Painting by Frederick Goodall

Cranmer at Traitor's Gate is an 1856 history painting by the British artist Frederick Goodall. It depicts a scene from the Tudor era during the reign of Mary I. Thomas Cranmer the Protestant Archbishop of Canterbury is brought to the Tower of London on a charge of treason against the Catholic Mary. He is shown at the notorious Traitors' Gate entrance, his manner serene and calm despite his imminent execution.

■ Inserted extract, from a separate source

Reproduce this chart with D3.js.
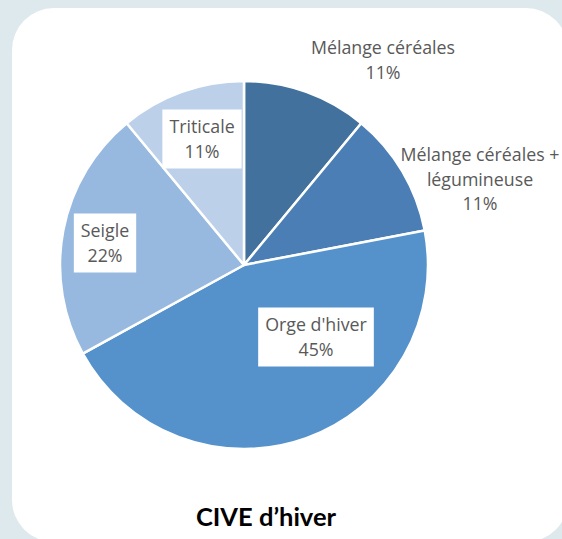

The picture was displayed at the Royal Academy Exhibition of 1856 held at the National Gallery in London. The following year it appeared at the Art Treasures Exhibition in Manchester. Today the original is held in the collection of the Victoria and Albert Museum, having been part of the Jones Bequest of 1882. A replica by an unknown artist belongs to the Tower of London, which acquired it in 1997. The painting was also turned into a print by the engraver Edward Goodall, the father of the artist.

==Bibliography==
- Leahy, Helen Rees. Art, City, Spectacle: The 1857 Manchester Art-Treasures Exhibition Revisited. University of Manchester, 2005.
- Roe, Sonia. Oil Paintings in Public Ownership in the Victoria and Albert Museum. Public Catalogue Foundation, 2008.